# Our first upgrade to our home



## New2dis (Dec 26, 2006)

We just closed about a week and a half ago. Right now were having work done so heres the pics. I'll up date them as the work continues.


----------



## New2dis (Dec 26, 2006)




----------



## New2dis (Dec 26, 2006)




----------



## Clutchcargo (Mar 31, 2007)

That looks familier; My wife and I are living that right now. Good luck on your progress.


----------



## New2dis (Dec 26, 2006)

Clutchcargo said:


> That looks familier; My wife and I are living that right now.
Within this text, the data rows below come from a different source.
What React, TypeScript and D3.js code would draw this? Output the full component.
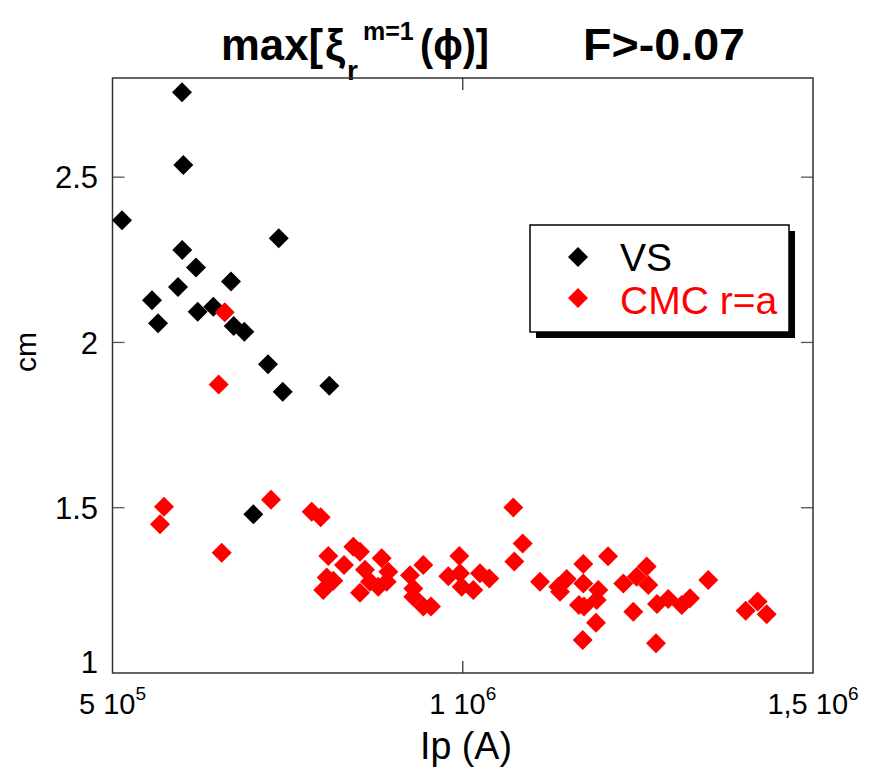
import React from "react";
import * as d3 from "d3";

const vsIp = [513600, 599200, 601100, 599600, 619200, 593500, 669200, 556400, 565000, 621600, 643900, 673000, 688200, 737300, 722000, 743000, 809500, 701000];
const vsXi = [2.370, 2.757, 2.537, 2.280, 2.227, 2.168, 2.184, 2.128, 2.058, 2.093, 2.108, 2.050, 2.032, 2.315, 1.934, 1.851, 1.869, 1.480];

const cmcIp = [573500, 567800, 655900, 726300, 660200, 651600, 784400, 797200, 808100, 830500, 843800, 853300, 884300, 805800, 800900, 815200, 853300, 860500, 867600, 879400, 893700, 891400, 924700, 943700, 929400, 929400, 943700, 954700, 979400, 995100, 996100, 998500, 1015100, 1024600, 1037900, 1072200, 1085600, 1073600, 1110300, 1136400, 1148400, 1138800, 1172100, 1172100, 1193500, 1191200, 1165900, 1173100, 1190200, 1171200, 1207400, 1229200, 1248300, 1262600, 1264900, 1243500, 1277300, 1293400, 1312600, 1324400, 1350500, 1275900, 1403900, 1421000, 1433900];
const cmcXi = [1.503, 1.450, 1.364, 1.524, 2.091, 1.873, 1.488, 1.471, 1.354, 1.327, 1.382, 1.367, 1.347, 1.289, 1.251, 1.279, 1.243, 1.312, 1.276, 1.261, 1.306, 1.276, 1.296, 1.327, 1.256, 1.231, 1.201, 1.201, 1.293, 1.354, 1.302, 1.261, 1.251, 1.302, 1.286, 1.501, 1.392, 1.337, 1.276, 1.261, 1.284, 1.246, 1.330, 1.271, 1.251, 1.221, 1.206, 1.201, 1.152, 1.100, 1.353, 1.271, 1.291, 1.322, 1.266, 1.185, 1.209, 1.224, 1.206, 1.226, 1.281, 1.090, 1.188, 1.216, 1.178];

const xTicks = [500000, 1000000, 1500000];
const xTickMain = ["5 10", "1 10", "1,5 10"];
const xTickExp = ["5", "6", "6"];
const yTicks = [1, 1.5, 2, 2.5];
const yTickLabels = ["1", "1.5", "2", "2.5"];

const seriesNames = ["VS", "CMC r=a"];
const seriesColors = ["#000000", "#ff0000"];

const FONT = "'Liberation Sans', Arial, Helvetica, sans-serif";

export default function App() {
  const W = 870, H = 771;
  const left = 112.5, right = 813, top = 78, bottom = 673;
  const x = d3.scaleLinear().domain([500000, 1500000]).range([left, right]);
  const y = d3.scaleLinear().domain([1, 2.8]).range([bottom, top]);
  const diamond = d3.symbol().type(d3.symbolSquare).size(200)() as string;
  const tickLen = 12;

  const vs = vsIp.map((v, i) => [v, vsXi[i]]);
  const cmc = cmcIp.map((v, i) => [v, cmcXi[i]]);

  return (
    <svg width={W} height={H} style={{ position: "absolute", left: 0, top: 0, display: "block", background: "#fff" }} fontFamily={FONT}>
      <rect x={0} y={0} width={W} height={H} fill="#fff" />
      {/* title */}
      <g fontWeight="bold" fill="#000">
        <text x={221} y={60} fontSize={45} textLength={102} lengthAdjust="spacingAndGlyphs">max[</text>
        <text x={325} y={60} fontSize={45}>ξ</text>
        <text x={347} y={80} fontSize={28}>r</text>
        <text x={363} y={40} fontSize={25}>m=1</text>
        <text x={420} y={60} fontSize={45} textLength={69} lengthAdjust="spacingAndGlyphs">(ϕ)]</text>
        <text x={583} y={60} fontSize={45} textLength={162} lengthAdjust="spacingAndGlyphs">F&gt;-0.07</text>
      </g>

      {/* ticks */}
      {xTicks.slice(1, -1).map((t) => (
        <g key={"xt" + t} stroke="#333" strokeWidth={1.3}>
          <line x1={x(t)} x2={x(t)} y1={bottom} y2={bottom - tickLen} />
          <line x1={x(t)} x2={x(t)} y1={top} y2={top + tickLen} />
        </g>
      ))}
      {yTicks.slice(1).map((t) => (
        <g key={"yt" + t} stroke="#555" strokeWidth={1.3}>
          <line x1={left} x2={left + tickLen} y1={y(t)} y2={y(t)} />
          <line x1={right} x2={right - tickLen} y1={y(t)} y2={y(t)} />
        </g>
      ))}

      {/* frame */}
      <rect x={left} y={top} width={right - left} height={bottom - top} fill="none" stroke="#333" strokeWidth={1.5} />

      {/* points */}
      {vs.map((d, i) => (
        <path key={"v" + i} d={diamond} fill={seriesColors[0]} transform={`translate(${x(d[0])},${y(d[1])}) rotate(45)`} />
      ))}
      {cmc.map((d, i) => (
        <path key={"c" + i} d={diamond} fill={seriesColors[1]} transform={`translate(${x(d[0])},${y(d[1])}) rotate(45)`} />
      ))}

      {/* y tick labels */}
      {yTicks.map((t, i) => (
        <text key={"yl" + t} x={98} y={y(t) + (t === 1 ? -11 : 0)} dy="0.36em" textAnchor="end" fontSize={31} fill="#000">
          {yTickLabels[i]}
        </text>
      ))}

      {/* x tick labels */}
      {xTicks.map((t, i) => (
        <text key={"xl" + t} x={x(t)} y={714} textAnchor="middle" fontSize={29} fill="#000">
          {xTickMain[i]}
          <tspan fontSize={19} dy={-14}>{xTickExp[i]}</tspan>
        </text>
      ))}

      {/* axis labels */}
      <text x={466} y={759} textAnchor="middle" fontSize={38} textLength={92} lengthAdjust="spacingAndGlyphs" fill="#000">Ip (A)</text>
      <text transform="translate(36,352) rotate(-90)" textAnchor="middle" fontSize={30} fill="#000">cm</text>

      {/* legend */}
      <rect x={536} y={231} width={259} height={107} fill="#000" />
      <rect x={530} y={225} width={259} height={107} fill="#fff" stroke="#000" strokeWidth={1.5} />
      {seriesNames.map((n, i) => (
        <g key={n}>
          <path d={diamond} fill={seriesColors[i]} transform={`translate(578,${257 + i * 41}) rotate(45)`} />
          <text x={620} y={271 + i * 43} fontSize={39} fill={seriesColors[i]}>{n}</text>
        </g>
      ))}
    </svg>
  );
}
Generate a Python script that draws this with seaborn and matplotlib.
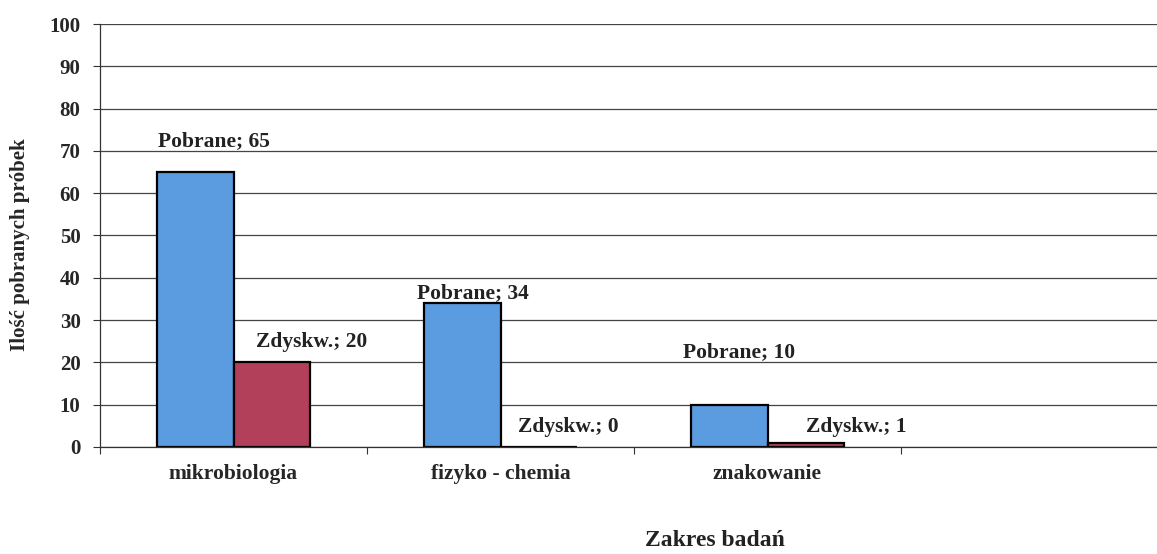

Good luck on your progress.


 thanx


----------



## AtlanticWBConst. (May 12, 2006)

I like the 'open concept' and the 'rustic look' that you have captured...





:jester:


----------



## New2dis (Dec 26, 2006)

AtlanticWBConst. said:


> I like the 'open concept' and the 'rustic look' that you have captured...
> 
> 
> 
> ...


:laughing: :thumbup: :laughing:


----------



## Sammy (Mar 11, 2007)

Wow! 

I like to live in a place a little while before I make changes to get a good feel for what I wanna do. 

Ya'll are rockin!

Good luck!


----------



## New2dis (Dec 26, 2006)

Sammy said:


> Wow!
> 
> I like to live in a place a little while before I make changes to get a good feel for what I wanna do.
> 
> ...


well we wanted it to look like down stairs does. Granite floors and counter tops All marble bathroom sub zero fridge etc....


----------



## Sammy (Mar 11, 2007)

Nice!

When your done there my address is...


----------



## TonkaTuff (Apr 19, 2007)

Who's (contractors) helping you do this job?


----------



## KUIPORNG (Jan 11, 2006)

I bet you don't have children... once you do... your hand will be tired to do this sort of things yourself....


----------



## New2dis (Dec 26, 2006)

Oh no Im not doing the job we have contractors. lol I havent tried to start my own projects yet.


----------



## New2dis (Dec 26, 2006)

Before and After 




































More to come


----------



## New2dis (Dec 26, 2006)

More to come


----------



## New2dis (Dec 26, 2006)




----------



## New2dis (Dec 26, 2006)




----------



## jogr (Jul 24, 2007)

So what does this have to do with DIY?


----------



## tkristi (Nov 28, 2007)

wow very Nice


----------



## Mooreski (Feb 7, 2008)

Wanna buy me a 52 inch Sony Bravia by any chance?


----------



## tcypranowski (Feb 21, 2008)

"DIY, ha! we have $$ and purdy hands"


----------



## tigerbalm2424 (Feb 28, 2007)

jogr said:


> So what does this have to do with DIY?


Nothing....just want to display the project they paid someone else to do for them.:wink:


----------



## LawnGuyLandSparky (Nov 18, 2007)

Seems more like a thinly veiled ad for flat screen televisions.


----------



## AndyH (Mar 10, 2008)

well you picked out nice things i guess. I dont know why people brag about things they had sub'd out. i mean great, you hired someone to do it. give me their emai, ill tell them great job


----------



## New2dis (Dec 26, 2006)

AndyH said:


> well you picked out nice things i guess. I dont know why people brag about things they had sub'd out. i mean great, you hired someone to do it. give me their emai, ill tell them great job


lol hey I supervised the project and they was also my ideas.


----------